Pratt & Whitney Shutdown to Lay Off 900

Pratt & Whitney headquarters in East Hartford, Connecticut. Daniel Penfield

By Shimon B. Lifkin

YERUSHALAYIM — The American jet engine maker Pratt & Whitney has decided to close down its plant in Nahariya, which will put some 900 people out of work, Globes reported on Sunday, citing sources familiar with the situation.

Pratt & Whitney’s Blades Technology Industry (BTI) plant management sent a letter on Sunday morning to employees, explaining that “for a long time the factory has been sustaining major losses that are only growing.”

The factory, which currently employs about 1,400, is expected to shut its doors in 2025.

Avigail Damati, who has worked the BTI for 32 years, told Ynet, “Where shall we work? I heard about it on the news. This is not acceptable.”

Chaim Azran, a 42-year veteran, said it wasn’t surprising, but still emotionally “it’s very hard for everyone.”

Azran suggests that instead of closing down the plant, they should sell it to someone else. “if the place isn’t good for them, let them give it to the French, somebody who will run the factory…We hope for the best.”

The Histadrut General Federation of labor declared a work dispute in response to the planned layoffs.

Asher Shmueli, chairman of the Histadrut branch in the western Galil, said that “if someone thinks they can close it just like that and we’ll all clap hands, he is mistaken.”

The Histadrut is demanding that Pratt and Whitney sell off the property.
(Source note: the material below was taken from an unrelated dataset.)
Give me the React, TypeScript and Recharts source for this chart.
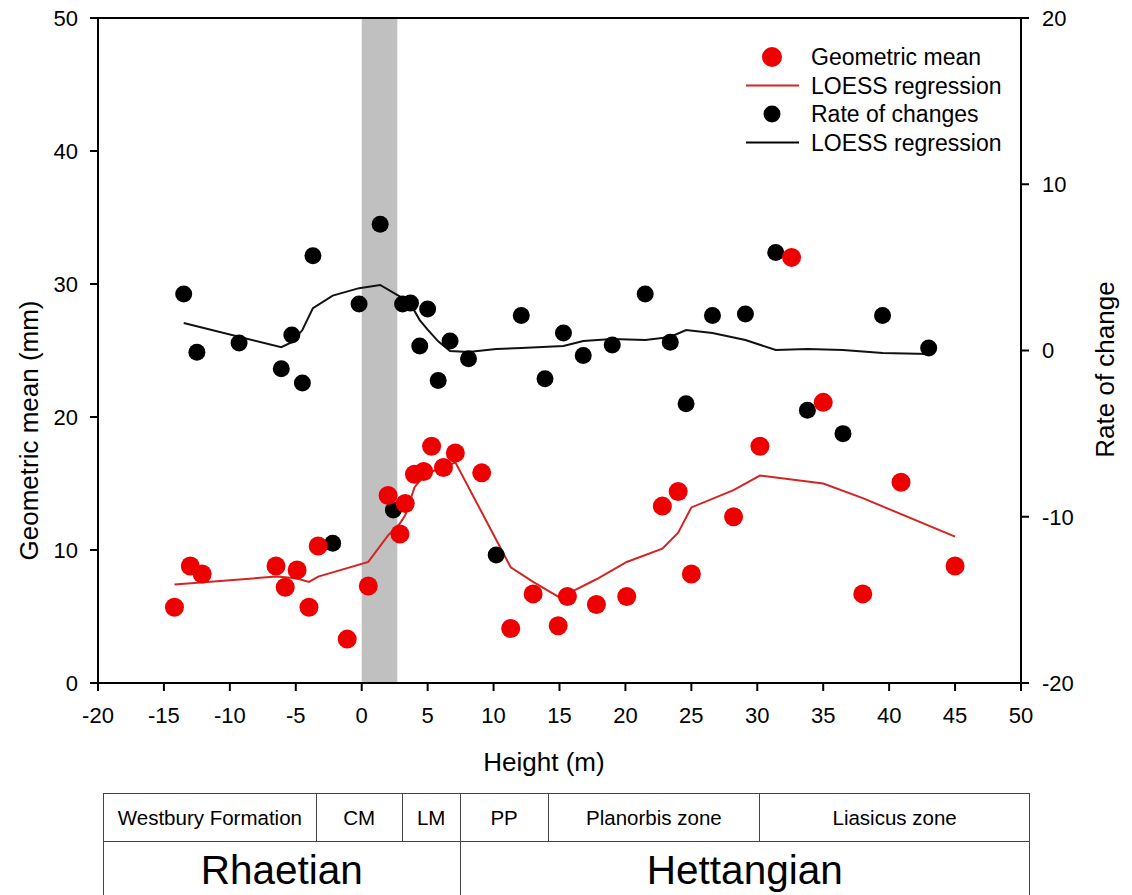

But, they told Ynet, the company refuses because they want to prevent competition.

In 2014, Pratt & Whitney increased its 49% stake in BTI to full ownership by buying the remaining 515 of shares from the Wertheimer family for an estimated hundreds of millions of shekels, said Globes.

BTI also makes precision forged and machined blades for jet engine propellers and controls a major share of the global market. Customers include Rolls Royce, Samsung, and GE.

BTI was founded in 1968 in Nahariya following the embargo imposed on the exports of parts for the Mirage fighter jet by France to Israel, following the Six Day War, which left Israel without propeller blades for the Mirage.

Stef Wertheimer, who set up the company, decided to continue manufacturing the propeller blades for export. The Wertheimer family also owns Techjet Aerofoils in partnership with Rolls Royce, which produces propeller blades at a plant in the Tefen Industrial Park in the Galil, which also has plants in the U.S. and China.